The thing about copyright law is: it was created to prevent people from using other people's works, and selling it as their own or making a profit off it in some other way. In short: it was created to make sure that the only person allowed to sell content was the original creator.
Because physical copying was hard, this made sure that content-creators had a fairly secure income from selling their content. These days copying is easy though, so now the "offenders" are often the people that may or may not have bought the content, but managed to get a free copy now. This (arguably) leads to lost sales.
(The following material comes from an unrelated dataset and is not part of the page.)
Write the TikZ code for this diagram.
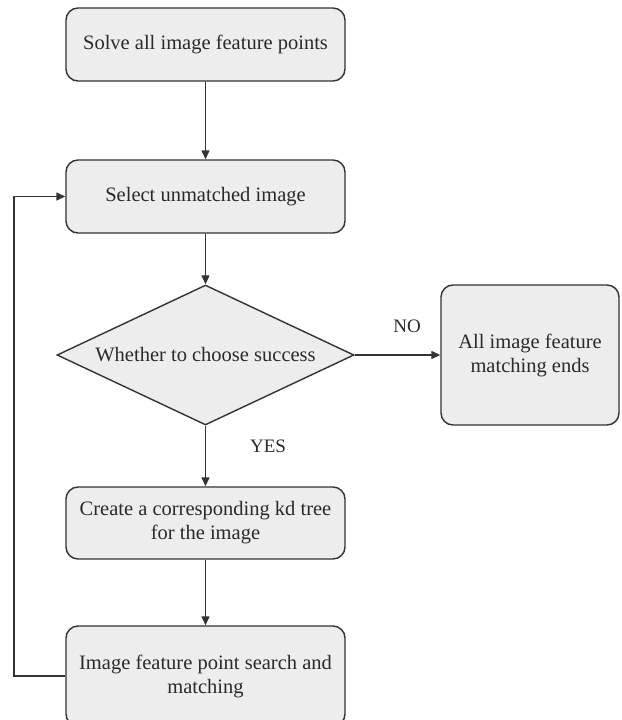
\documentclass[tikz,border=0pt]{standalone}
\usepackage{fontspec}
\setmainfont{Liberation Serif}
\usetikzlibrary{arrows.meta,shapes.geometric}
\definecolor{boxfill}{HTML}{EDEDED}
\definecolor{edge}{HTML}{333333}
\definecolor{ink}{HTML}{2A2A2A}
\begin{document}
\begin{tikzpicture}[x=1pt,y=-1pt,
  every node/.style={font=\fontsize{20.5}{24}\selectfont, text=ink},
  procbox/.style={draw=edge, fill=boxfill, line width=1.4pt, rounded corners=12pt,
    minimum width=279pt, inner sep=0pt, align=center},
  decision/.style={draw=edge, fill=boxfill, line width=1.4pt, shape=diamond,
    aspect=2.12, minimum width=297pt, minimum height=140pt, inner sep=0pt, align=center},
  flow/.style={draw=edge, line width=1.4pt, -{Triangle[length=9pt,width=8pt]}},
  tag/.style={font=\fontsize{19}{22}\selectfont}]
\useasboundingbox (0,0) rectangle (621,720);
\node[procbox, minimum height=73pt] (solve) at (205.5,44.5) {Solve all image feature points};
\node[procbox, minimum height=73pt] (select) at (205.5,196.5) {Select unmatched image};
\node[decision] (check) at (205.5,355) {Whether to choose success};
\node[procbox, minimum width=178pt, minimum height=140pt] (ends) at (530,355) {All image feature\\matching ends};
\node[procbox, minimum height=72pt] (kdtree) at (205.5,523) {Create a corresponding kd tree\\for the image};
\node[procbox, minimum height=100pt] (search) at (205.5,676) {Image feature point search and\\matching};
\coordinate (loopbot) at (14,676);
\coordinate (looptop) at (14,196.5);
\draw[flow] (solve) -- (select);
\draw[flow] (select) -- (check);
\draw[flow] (check) -- (ends);
\node[tag] (no) at (407,326) {NO};
\draw[flow] (check) -- (kdtree);
\node[tag] (yes) at (268,446) {YES};
\draw[flow] (kdtree) -- (search);
\draw[flow] (search.west) -- (loopbot) -- (looptop) -- (select.west);
\end{tikzpicture}
\end{document}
This is not what copyright was created to prevent though. In fact, if I write a scathing review of your work, saying it sucks and that every time someone buys it, God kills a kitten, I am probably costing you sales too. I am costing you money in exactly the same way that I would be if I was sharing your stuff. In fact, if I shared it people might conclude on their own that it is worth buying anyway, where as if they believe my review they will never buy it.
In short: people burning content to CD's and selling them: still very easily procecutable. In fact, they probably suffered the most from file sharing since that market just dried up. Why buy a knock-off now?
Customers sharing files? Maybe morally wrong, but unenforcable. Yes, it's sad, but with the advent of digital technology content creators lost an avenue of possible income. It's what happens though, and other ways have sprung up. It also created new ways to reach your customers, and provide a more personalized experience.
The world is changing, and those that don't change with it get left behind.